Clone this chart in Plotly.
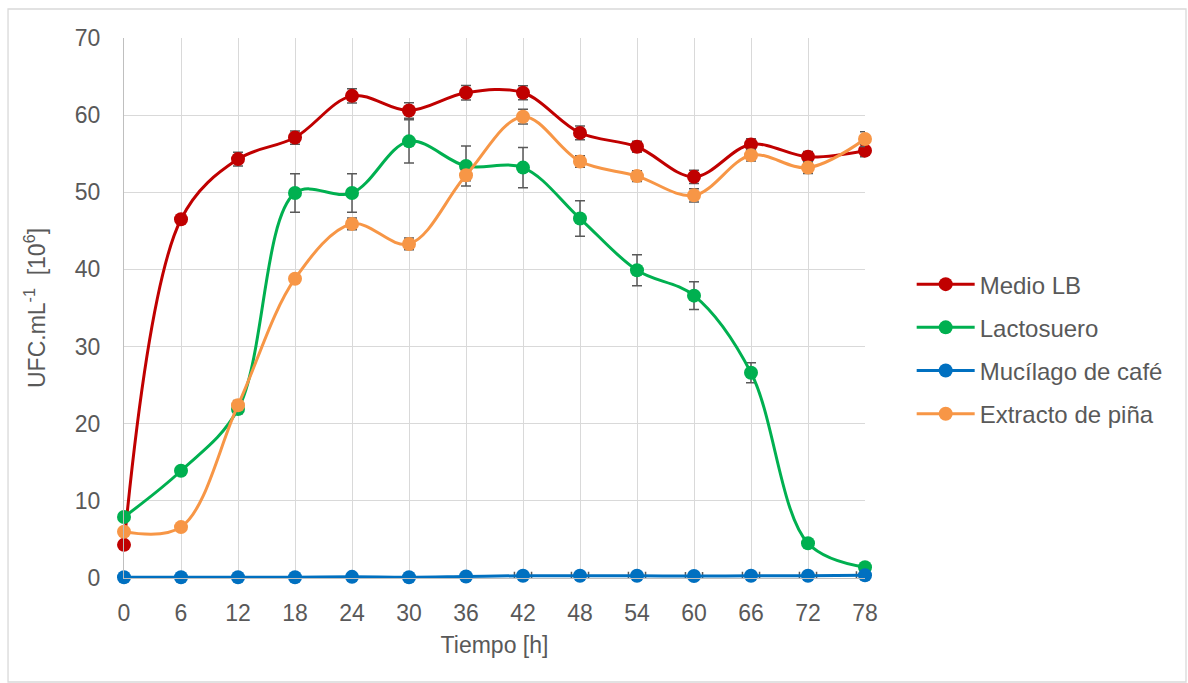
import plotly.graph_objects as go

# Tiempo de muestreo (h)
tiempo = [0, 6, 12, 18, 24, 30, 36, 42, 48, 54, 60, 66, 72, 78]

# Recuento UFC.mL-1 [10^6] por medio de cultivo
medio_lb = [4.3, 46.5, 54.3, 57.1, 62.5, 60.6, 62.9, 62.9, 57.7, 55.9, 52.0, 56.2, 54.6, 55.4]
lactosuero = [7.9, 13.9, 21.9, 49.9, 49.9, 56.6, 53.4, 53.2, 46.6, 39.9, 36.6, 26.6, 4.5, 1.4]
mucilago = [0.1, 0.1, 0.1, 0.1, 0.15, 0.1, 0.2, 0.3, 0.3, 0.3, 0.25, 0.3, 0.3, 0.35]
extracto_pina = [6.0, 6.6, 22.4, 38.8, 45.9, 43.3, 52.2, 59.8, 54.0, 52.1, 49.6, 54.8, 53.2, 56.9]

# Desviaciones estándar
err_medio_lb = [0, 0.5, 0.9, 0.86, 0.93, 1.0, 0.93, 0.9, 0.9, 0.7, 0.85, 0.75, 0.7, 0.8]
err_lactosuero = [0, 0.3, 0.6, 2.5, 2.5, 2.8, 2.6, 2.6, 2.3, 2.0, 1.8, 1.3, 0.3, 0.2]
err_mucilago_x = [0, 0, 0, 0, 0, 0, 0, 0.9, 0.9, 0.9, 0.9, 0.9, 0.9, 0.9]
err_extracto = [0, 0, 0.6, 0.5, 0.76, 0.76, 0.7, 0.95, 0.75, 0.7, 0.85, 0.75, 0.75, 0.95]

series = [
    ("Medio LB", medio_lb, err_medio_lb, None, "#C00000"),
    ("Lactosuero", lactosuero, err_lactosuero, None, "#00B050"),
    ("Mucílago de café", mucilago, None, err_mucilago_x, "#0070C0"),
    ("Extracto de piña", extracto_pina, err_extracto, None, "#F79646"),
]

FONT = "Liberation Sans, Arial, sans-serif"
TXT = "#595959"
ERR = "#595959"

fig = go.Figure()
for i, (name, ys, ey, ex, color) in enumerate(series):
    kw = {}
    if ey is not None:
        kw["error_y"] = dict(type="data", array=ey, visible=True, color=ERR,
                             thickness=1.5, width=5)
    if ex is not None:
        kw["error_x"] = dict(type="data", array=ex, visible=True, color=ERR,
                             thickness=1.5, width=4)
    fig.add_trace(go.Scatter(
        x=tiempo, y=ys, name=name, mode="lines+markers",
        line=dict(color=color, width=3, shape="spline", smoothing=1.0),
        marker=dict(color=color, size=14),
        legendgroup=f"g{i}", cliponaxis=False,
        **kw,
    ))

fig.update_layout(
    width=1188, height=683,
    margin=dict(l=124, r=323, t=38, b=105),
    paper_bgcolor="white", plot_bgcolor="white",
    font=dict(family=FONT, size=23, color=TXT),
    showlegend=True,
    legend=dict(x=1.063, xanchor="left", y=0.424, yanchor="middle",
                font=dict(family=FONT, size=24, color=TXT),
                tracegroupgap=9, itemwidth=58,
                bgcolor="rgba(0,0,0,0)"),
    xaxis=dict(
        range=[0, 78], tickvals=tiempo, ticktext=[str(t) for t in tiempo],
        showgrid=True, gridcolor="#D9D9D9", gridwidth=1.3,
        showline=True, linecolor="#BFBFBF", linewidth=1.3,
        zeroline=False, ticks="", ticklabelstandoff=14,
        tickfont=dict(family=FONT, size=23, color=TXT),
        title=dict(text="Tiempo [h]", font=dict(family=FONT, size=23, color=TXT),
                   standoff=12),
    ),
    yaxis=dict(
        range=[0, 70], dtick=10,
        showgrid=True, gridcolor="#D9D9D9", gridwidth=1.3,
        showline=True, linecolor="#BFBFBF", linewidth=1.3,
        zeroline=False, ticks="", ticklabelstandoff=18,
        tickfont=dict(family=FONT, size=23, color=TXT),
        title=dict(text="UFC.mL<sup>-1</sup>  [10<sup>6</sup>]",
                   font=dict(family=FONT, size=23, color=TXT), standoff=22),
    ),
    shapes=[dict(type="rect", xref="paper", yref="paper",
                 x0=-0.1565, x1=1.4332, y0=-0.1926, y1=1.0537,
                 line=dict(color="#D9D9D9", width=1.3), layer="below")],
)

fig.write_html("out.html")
--
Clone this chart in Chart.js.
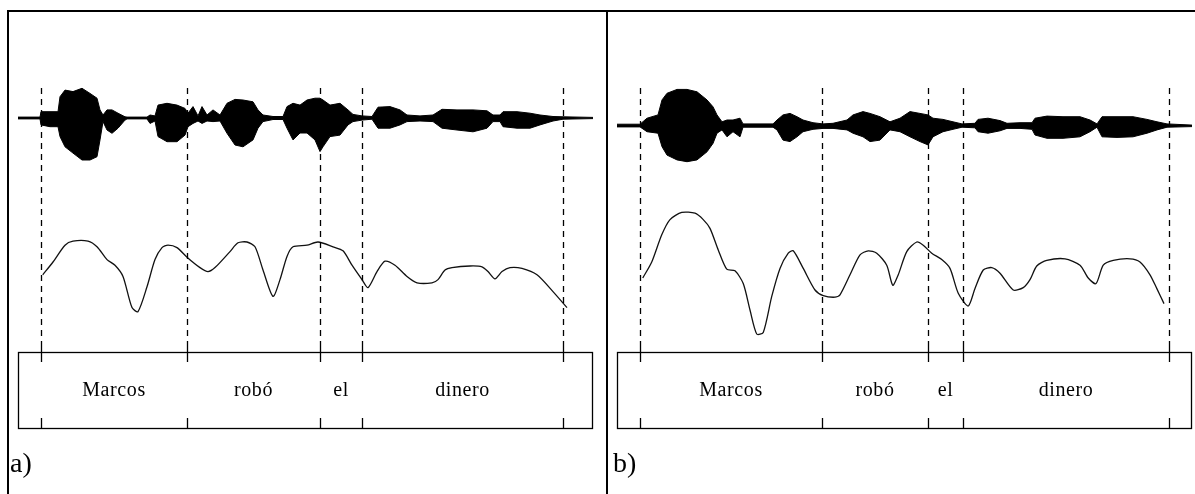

§ Task brief: Give only the lines from the one with "Clone this chart in Plotly." to the one with "66, 72, 78]", both included, again and exactly; leave the images out.

§ Answer to this exercise:
Clone this chart in Plotly.
import plotly.graph_objects as go

# Tiempo de muestreo (h)
tiempo = [0, 6, 12, 18, 24, 30, 36, 42, 48, 54, 60, 66, 72, 78]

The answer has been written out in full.